__What is expected__: Reproduce, word for word, the span of lines starting at the line holding "Rebuild this chart" and ending at the line holding "var binHalf = 0.35;". Omit every picture.

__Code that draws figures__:
■ ■ ■ ■ ■
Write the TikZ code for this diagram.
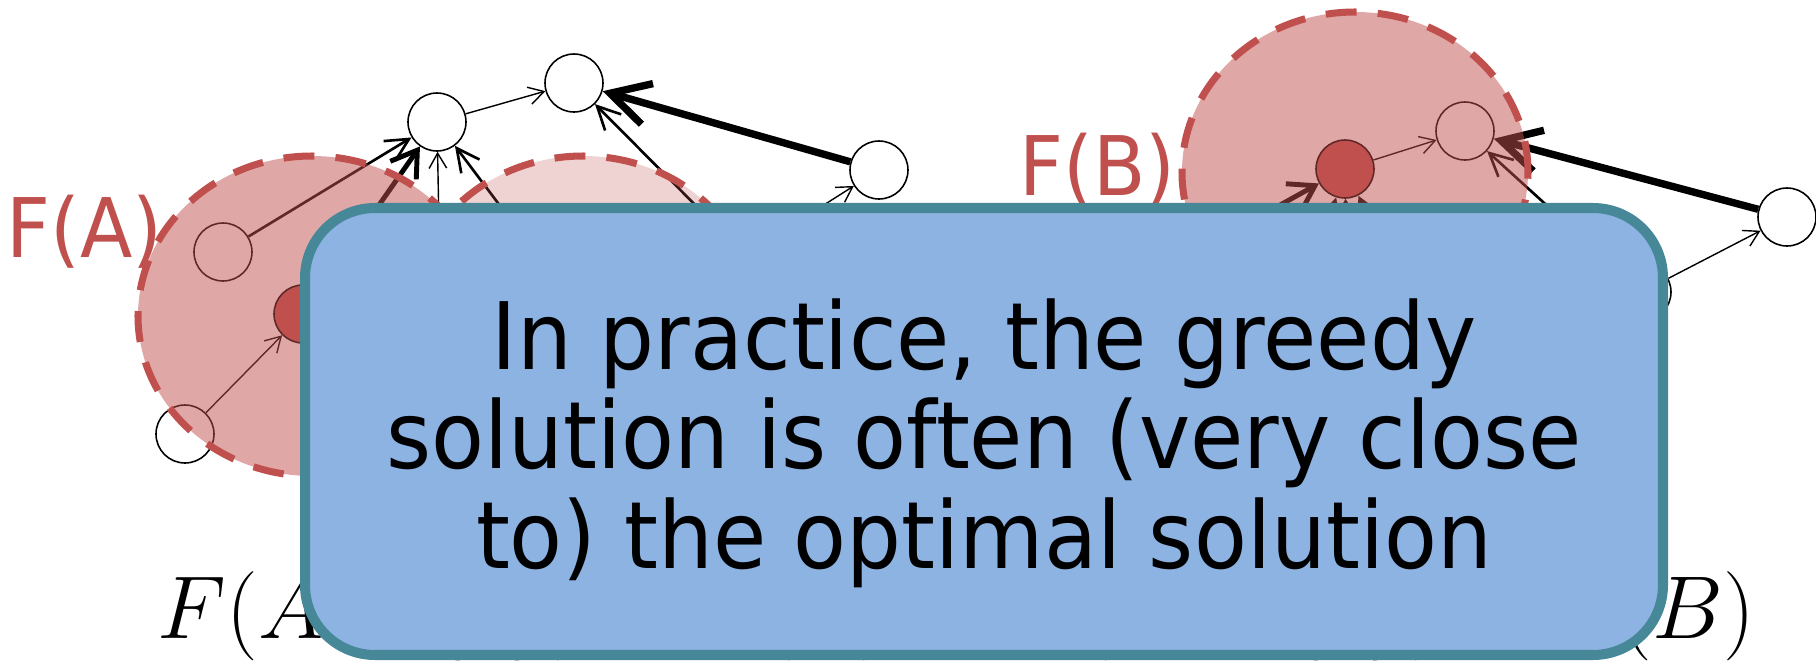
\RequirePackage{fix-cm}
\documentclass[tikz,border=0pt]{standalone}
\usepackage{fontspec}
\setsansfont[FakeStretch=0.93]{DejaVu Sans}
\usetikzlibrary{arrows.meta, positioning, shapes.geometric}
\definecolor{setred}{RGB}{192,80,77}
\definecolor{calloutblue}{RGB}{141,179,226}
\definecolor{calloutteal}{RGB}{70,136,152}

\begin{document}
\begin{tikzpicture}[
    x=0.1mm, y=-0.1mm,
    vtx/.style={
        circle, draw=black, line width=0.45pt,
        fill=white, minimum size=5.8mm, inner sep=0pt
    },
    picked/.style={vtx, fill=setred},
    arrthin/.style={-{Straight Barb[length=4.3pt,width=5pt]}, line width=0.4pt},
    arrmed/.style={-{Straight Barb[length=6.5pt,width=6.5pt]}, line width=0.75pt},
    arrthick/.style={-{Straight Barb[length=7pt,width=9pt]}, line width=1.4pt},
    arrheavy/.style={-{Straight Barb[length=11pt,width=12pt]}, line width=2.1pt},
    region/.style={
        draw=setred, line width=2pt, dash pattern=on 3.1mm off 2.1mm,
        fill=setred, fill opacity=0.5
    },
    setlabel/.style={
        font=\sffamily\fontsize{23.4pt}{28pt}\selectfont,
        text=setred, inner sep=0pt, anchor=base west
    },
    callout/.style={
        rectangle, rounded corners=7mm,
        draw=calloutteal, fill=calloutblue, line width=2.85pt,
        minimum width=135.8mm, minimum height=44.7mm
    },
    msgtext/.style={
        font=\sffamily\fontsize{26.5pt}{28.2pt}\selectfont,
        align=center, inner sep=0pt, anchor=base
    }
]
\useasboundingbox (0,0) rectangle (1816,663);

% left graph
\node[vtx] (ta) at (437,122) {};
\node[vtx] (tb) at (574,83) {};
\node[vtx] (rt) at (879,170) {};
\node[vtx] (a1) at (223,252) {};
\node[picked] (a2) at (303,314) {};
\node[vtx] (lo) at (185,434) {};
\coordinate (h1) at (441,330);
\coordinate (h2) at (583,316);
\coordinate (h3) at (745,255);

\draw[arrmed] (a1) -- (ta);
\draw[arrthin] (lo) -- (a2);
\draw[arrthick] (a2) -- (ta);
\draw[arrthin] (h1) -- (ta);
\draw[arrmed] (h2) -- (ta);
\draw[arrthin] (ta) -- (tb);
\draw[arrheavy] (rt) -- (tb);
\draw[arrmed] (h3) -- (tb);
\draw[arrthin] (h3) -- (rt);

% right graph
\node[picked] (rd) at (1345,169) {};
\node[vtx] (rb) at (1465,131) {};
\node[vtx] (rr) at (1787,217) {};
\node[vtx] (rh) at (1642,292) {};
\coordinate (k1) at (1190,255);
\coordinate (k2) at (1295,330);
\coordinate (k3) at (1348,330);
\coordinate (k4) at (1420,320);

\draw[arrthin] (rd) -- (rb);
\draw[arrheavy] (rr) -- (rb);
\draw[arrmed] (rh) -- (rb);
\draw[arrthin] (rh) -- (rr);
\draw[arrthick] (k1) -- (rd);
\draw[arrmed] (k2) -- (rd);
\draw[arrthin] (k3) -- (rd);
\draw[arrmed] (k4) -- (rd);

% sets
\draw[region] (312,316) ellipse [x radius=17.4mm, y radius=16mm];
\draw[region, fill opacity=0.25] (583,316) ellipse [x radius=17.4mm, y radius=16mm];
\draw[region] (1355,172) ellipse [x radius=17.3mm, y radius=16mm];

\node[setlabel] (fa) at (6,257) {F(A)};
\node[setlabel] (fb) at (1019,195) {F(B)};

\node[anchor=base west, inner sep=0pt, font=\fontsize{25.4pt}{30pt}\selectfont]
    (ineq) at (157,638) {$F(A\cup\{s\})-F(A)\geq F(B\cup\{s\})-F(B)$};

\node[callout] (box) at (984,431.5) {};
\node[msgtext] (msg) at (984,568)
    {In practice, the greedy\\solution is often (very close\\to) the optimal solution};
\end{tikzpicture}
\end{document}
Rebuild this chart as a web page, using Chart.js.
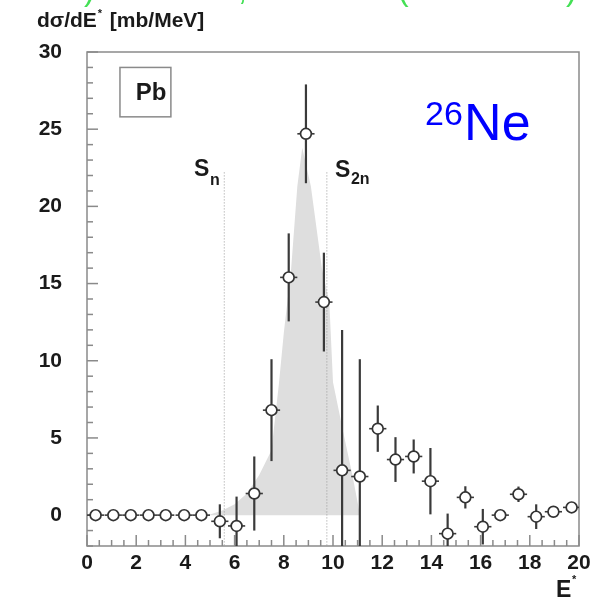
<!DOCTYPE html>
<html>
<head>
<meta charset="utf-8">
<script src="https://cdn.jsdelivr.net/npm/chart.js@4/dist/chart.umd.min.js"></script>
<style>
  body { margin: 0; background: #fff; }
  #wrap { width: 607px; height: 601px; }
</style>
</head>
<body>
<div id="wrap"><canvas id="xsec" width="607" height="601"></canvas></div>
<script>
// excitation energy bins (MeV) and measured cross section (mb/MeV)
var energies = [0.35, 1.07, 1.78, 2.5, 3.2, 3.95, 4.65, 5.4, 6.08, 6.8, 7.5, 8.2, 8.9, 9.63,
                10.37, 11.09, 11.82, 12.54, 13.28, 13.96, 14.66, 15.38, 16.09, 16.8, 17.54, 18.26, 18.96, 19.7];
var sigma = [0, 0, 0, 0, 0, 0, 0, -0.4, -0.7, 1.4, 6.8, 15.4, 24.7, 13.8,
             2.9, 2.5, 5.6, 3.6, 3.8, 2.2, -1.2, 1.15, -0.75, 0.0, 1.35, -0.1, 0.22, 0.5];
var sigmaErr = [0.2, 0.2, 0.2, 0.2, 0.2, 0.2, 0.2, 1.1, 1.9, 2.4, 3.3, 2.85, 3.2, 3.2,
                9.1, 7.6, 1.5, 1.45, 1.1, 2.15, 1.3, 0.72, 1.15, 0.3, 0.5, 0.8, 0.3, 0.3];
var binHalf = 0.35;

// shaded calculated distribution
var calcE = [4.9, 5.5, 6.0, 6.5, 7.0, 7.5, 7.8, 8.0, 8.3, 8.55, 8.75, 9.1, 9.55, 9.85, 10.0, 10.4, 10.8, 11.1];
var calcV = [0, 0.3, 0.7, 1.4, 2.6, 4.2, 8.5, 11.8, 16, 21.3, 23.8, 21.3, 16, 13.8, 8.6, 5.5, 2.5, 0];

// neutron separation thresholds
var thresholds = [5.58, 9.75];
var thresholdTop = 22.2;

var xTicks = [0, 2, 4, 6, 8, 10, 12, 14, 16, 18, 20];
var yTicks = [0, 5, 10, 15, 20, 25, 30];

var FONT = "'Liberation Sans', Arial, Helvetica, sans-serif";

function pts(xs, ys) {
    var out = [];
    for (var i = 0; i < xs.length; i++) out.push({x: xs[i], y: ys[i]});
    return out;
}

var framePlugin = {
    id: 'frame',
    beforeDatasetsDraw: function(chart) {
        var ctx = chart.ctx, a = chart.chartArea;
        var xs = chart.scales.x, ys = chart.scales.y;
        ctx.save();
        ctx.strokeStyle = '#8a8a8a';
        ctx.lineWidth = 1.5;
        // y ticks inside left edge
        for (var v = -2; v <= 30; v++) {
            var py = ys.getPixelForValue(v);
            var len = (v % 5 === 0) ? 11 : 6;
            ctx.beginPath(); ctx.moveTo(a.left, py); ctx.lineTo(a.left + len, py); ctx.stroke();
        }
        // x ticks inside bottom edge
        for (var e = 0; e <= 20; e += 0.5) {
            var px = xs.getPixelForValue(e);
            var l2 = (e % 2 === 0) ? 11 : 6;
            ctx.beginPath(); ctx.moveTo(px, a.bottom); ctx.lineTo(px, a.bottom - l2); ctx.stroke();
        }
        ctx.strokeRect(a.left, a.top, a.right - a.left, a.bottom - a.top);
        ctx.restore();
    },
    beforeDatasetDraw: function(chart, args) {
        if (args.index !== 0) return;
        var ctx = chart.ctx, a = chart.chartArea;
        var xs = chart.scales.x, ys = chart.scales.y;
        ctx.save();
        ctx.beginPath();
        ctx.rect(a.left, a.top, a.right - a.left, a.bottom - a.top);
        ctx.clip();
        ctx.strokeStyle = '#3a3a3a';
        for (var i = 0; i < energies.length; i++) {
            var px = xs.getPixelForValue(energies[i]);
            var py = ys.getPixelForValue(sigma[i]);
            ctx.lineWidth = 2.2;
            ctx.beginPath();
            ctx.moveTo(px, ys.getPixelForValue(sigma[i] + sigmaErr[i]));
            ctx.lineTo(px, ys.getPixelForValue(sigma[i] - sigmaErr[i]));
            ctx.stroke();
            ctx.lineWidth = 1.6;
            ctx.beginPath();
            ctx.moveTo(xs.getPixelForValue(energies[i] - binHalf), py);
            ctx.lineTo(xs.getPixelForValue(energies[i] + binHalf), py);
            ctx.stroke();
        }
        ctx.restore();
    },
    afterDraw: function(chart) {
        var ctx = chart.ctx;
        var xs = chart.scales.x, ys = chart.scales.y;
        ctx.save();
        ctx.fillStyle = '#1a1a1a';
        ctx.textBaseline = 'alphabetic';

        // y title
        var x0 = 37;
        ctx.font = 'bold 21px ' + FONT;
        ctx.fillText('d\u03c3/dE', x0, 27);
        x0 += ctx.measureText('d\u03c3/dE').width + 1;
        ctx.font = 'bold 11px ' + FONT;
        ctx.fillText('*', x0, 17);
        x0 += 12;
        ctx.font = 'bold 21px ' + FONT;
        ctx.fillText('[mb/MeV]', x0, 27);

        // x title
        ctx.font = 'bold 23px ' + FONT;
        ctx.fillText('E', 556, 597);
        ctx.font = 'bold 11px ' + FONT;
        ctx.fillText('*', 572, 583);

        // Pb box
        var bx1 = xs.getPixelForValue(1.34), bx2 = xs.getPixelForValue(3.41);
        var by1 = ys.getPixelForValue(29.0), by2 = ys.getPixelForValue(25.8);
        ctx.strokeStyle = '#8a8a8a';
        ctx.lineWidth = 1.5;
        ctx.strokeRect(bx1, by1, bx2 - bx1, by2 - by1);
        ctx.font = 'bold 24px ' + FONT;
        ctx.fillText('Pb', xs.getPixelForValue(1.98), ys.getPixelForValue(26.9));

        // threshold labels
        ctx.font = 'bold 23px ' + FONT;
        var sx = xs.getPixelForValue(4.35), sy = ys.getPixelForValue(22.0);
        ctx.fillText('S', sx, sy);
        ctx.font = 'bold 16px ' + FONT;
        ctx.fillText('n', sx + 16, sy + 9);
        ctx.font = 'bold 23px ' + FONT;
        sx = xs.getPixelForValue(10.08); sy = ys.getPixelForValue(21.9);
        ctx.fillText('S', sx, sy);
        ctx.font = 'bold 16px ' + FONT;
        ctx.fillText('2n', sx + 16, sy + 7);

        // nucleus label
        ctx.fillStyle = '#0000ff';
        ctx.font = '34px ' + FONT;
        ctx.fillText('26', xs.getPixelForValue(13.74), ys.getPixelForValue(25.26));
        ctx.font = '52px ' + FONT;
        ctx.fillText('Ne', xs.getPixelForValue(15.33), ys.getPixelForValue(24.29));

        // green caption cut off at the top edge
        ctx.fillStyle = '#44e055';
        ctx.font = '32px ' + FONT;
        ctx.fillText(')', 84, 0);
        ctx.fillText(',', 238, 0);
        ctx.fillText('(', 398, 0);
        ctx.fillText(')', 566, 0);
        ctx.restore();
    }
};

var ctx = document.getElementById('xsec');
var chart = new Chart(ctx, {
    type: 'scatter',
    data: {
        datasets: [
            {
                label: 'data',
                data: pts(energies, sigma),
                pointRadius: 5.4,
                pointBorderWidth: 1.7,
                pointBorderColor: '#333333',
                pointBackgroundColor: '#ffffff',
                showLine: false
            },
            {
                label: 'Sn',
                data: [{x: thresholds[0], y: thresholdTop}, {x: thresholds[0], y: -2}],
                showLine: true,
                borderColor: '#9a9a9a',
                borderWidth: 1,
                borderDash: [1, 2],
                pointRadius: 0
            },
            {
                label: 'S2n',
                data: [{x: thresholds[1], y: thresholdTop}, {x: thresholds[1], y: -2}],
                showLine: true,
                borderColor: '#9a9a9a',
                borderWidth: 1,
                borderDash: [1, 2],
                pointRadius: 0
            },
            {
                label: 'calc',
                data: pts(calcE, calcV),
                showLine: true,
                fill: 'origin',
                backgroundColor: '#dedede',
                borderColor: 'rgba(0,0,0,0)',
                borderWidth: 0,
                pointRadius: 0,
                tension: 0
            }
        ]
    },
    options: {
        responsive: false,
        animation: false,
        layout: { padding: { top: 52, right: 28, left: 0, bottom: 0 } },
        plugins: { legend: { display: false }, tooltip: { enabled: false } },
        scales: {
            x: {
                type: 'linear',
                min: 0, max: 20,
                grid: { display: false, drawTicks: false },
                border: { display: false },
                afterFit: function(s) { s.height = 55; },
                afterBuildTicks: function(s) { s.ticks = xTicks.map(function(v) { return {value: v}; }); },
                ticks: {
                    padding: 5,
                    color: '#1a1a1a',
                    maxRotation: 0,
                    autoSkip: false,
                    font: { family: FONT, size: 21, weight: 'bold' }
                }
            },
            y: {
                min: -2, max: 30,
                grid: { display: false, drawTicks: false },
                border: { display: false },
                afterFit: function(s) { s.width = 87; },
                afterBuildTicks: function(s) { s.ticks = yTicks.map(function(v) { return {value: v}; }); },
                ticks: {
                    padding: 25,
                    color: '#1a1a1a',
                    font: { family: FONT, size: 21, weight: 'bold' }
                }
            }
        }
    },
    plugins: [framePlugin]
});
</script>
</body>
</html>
■ ■ ■ ■ ■
__Response__:
Rebuild this chart as a web page, using Chart.js.
<!DOCTYPE html>
<html>
<head>
<meta charset="utf-8">
<script src="https://cdn.jsdelivr.net/npm/chart.js@4/dist/chart.umd.min.js"></script>
<style>
  body { margin: 0; background: #fff; }
  #wrap { width: 607px; height: 601px; }
</style>
</head>
<body>
<div id="wrap"><canvas id="xsec" width="607" height="601"></canvas></div>
<script>
// excitation energy bins (MeV) and measured cross section (mb/MeV)
var energies = [0.35, 1.07, 1.78, 2.5, 3.2, 3.95, 4.65, 5.4, 6.08, 6.8, 7.5, 8.2, 8.9, 9.63,
                10.37, 11.09, 11.82, 12.54, 13.28, 13.96, 14.66, 15.38, 16.09, 16.8, 17.54, 18.26, 18.96, 19.7];
var sigma = [0, 0, 0, 0, 0, 0, 0, -0.4, -0.7, 1.4, 6.8, 15.4, 24.7, 13.8,
             2.9, 2.5, 5.6, 3.6, 3.8, 2.2, -1.2, 1.15, -0.75, 0.0, 1.35, -0.1, 0.22, 0.5];
var sigmaErr = [0.2, 0.2, 0.2, 0.2, 0.2, 0.2, 0.2, 1.1, 1.9, 2.4, 3.3, 2.85, 3.2, 3.2,
                9.1, 7.6, 1.5, 1.45, 1.1, 2.15, 1.3, 0.72, 1.15, 0.3, 0.5, 0.8, 0.3, 0.3];
var binHalf = 0.35;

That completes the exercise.